His reign as champion finally came to an end when he dropped a points decision to Vic Toweel in Johnannesburg in May 1950. He fought on for a few more years and eventually retired in 1955.
Manuel Ortiz: Fights 127,Wins 96 Losses 28 Draws 3 (Knockouts 49).
By Mark G. Butcher
Former world bantamweight and WBA/WBC featherweight champion.
Ruben Olivares boxed for the love of the game. Unlike most fighters, the Mexican banger came from an affluent background, but fought because he enjoyed boxing. In the ring, he was a devastating puncher and he soon became the idol of the knowledgeable Mexican fight fans.
Born in Mexico City on January 14, 1947, Olivares turned pro in 1965 and it was soon apparent that the teenager was a phenomenal puncher. He won his first 22 fights by knockout and built up a highly impressive 43-0-1 (41) record before knocking out contender Joe Medel in November 1968.
Seven straight knockouts followed until Olivares was matched with world bantamweight champion Lionel Rose in Inglewood in August 1969. He crushed the gifted, pipe-smoking Aborigine in five rounds and was also blistering in his next defence, brushing aside Alan Rudkin in just two before gaining a 15 round points success over compatriot Chucho Castillo in April 1970.

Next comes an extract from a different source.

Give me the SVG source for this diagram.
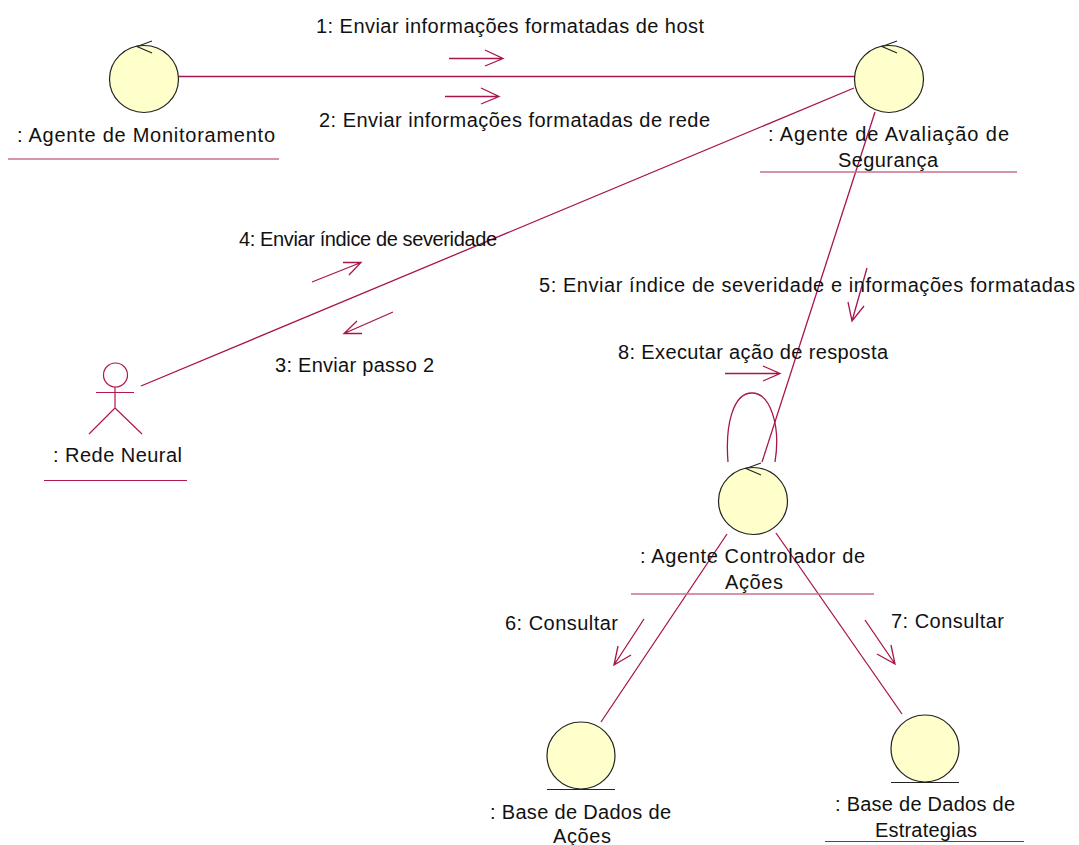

Castillo then beat Olivares on cuts in their October rematch and thus handed Ruben his first pro defeat in 61 contests. But Olivares gained revenge on points the following April before losing on an eighth round knockout in his third defence to Rafael Herrera in March 1972.
He came back in July 1974 as a featherweight and won the vacant WBA title in his new weight class with a seventh round knockout of Japanese Zensuke Utagawa. But his success was short-lived when the great Alexis Arguello knocked him out in the 13th round of his first defence just four months later.
Olivares was still immensely popular and he soon gained another opportunity, halting Bobby Chacon in two rounds to win the WBC featherweight title in June 1975. But, again, he couldn’t hold onto it for long and, three months later, he lost his new title on points to Ghanaian David Kotey.
He enjoyed mixed success after that, falling in 12 rounds in a WBA featherweight title bid against Eusebio Pedroza in July 1979 and embarking on several mini comebacks throughout the eighties without much success, lastly in 1988.
Ruben Olivares: Fights 104, Wins 88 Losses 13 Draws 3 (Knockouts 78).